Exercise prompt ▸
Leaving out the pictures, retype the lines from the beginning of the listing through the line containing "0.386, 0.386, 0.386];".

--- start Data block ---

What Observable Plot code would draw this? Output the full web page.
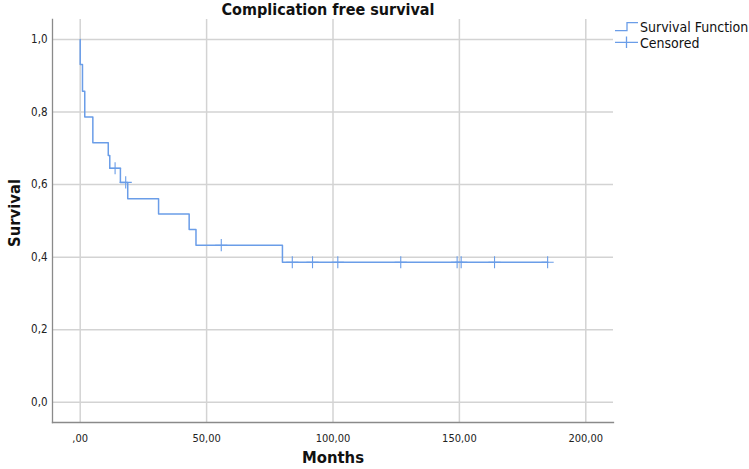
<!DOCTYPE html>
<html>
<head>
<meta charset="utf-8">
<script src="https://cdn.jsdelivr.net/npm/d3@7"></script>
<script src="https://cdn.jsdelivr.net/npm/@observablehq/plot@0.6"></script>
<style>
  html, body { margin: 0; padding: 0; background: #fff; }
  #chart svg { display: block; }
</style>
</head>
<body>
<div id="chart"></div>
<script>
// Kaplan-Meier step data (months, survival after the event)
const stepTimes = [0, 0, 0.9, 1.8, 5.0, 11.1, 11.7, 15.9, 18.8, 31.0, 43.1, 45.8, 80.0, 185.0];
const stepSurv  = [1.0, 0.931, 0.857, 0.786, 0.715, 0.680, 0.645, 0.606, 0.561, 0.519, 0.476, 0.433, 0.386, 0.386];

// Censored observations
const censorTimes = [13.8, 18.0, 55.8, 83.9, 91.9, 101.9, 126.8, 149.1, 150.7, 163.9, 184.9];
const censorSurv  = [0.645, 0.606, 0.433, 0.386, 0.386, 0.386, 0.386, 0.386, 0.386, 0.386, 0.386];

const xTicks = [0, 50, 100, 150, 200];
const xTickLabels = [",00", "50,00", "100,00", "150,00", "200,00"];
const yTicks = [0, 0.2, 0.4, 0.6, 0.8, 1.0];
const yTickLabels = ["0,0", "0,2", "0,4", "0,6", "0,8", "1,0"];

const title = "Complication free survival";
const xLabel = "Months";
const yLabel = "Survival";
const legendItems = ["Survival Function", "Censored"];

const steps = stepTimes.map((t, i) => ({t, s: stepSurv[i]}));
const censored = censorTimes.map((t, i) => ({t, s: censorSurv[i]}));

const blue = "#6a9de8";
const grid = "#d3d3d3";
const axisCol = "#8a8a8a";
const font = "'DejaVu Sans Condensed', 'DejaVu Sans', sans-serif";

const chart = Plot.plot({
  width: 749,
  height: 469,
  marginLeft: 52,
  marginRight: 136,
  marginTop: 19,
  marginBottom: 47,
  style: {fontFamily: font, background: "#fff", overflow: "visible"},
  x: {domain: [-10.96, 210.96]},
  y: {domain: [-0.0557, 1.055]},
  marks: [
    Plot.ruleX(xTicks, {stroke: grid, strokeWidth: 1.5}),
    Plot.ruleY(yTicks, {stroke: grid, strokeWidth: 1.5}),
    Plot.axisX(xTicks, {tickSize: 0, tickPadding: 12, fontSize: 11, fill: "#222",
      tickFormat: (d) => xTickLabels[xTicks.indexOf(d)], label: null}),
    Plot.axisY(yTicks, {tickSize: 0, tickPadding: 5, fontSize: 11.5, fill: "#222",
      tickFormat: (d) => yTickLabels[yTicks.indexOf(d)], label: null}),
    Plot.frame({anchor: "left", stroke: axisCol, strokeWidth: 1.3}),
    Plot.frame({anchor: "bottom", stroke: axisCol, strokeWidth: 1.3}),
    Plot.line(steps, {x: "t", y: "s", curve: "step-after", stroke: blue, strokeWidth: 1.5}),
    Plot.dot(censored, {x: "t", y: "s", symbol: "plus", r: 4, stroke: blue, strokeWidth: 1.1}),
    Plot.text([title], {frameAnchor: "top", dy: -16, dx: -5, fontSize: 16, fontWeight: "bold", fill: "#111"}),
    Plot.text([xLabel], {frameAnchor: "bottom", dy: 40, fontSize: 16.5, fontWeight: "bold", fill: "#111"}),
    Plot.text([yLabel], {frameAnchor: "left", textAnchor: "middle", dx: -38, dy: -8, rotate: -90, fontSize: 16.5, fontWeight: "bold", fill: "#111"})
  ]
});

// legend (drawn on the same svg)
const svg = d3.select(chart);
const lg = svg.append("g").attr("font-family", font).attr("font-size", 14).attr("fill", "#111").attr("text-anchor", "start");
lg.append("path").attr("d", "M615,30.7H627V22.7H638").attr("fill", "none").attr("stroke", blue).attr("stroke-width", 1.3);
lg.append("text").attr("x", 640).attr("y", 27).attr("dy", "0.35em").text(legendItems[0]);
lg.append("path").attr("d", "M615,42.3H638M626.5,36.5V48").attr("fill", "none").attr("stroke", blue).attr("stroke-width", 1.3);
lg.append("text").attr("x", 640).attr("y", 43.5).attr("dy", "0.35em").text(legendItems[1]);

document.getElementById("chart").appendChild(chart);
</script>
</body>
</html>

--- end Data block ---

Reply to the task ▸
What Observable Plot code would draw this? Output the full web page.
<!DOCTYPE html>
<html>
<head>
<meta charset="utf-8">
<script src="https://cdn.jsdelivr.net/npm/d3@7"></script>
<script src="https://cdn.jsdelivr.net/npm/@observablehq/plot@0.6"></script>
<style>
  html, body { margin: 0; padding: 0; background: #fff; }
  #chart svg { display: block; }
</style>
</head>
<body>
<div id="chart"></div>
<script>
// Kaplan-Meier step data (months, survival after the event)
const stepTimes = [0, 0, 0.9, 1.8, 5.0, 11.1, 11.7, 15.9, 18.8, 31.0, 43.1, 45.8, 80.0, 185.0];
const stepSurv  = [1.0, 0.931, 0.857, 0.786, 0.715, 0.680, 0.645, 0.606, 0.561, 0.519, 0.476, 0.433, 0.386, 0.386];

// Censored observations
const censorTimes = [13.8, 18.0, 55.8, 83.9, 91.9, 101.9, 126.8, 149.1, 150.7, 163.9, 184.9];
const censorSurv  = [0.645, 0.606, 0.433, 0.386, 0.386, 0.386, 0.386, 0.386, 0.386, 0.386, 0.386];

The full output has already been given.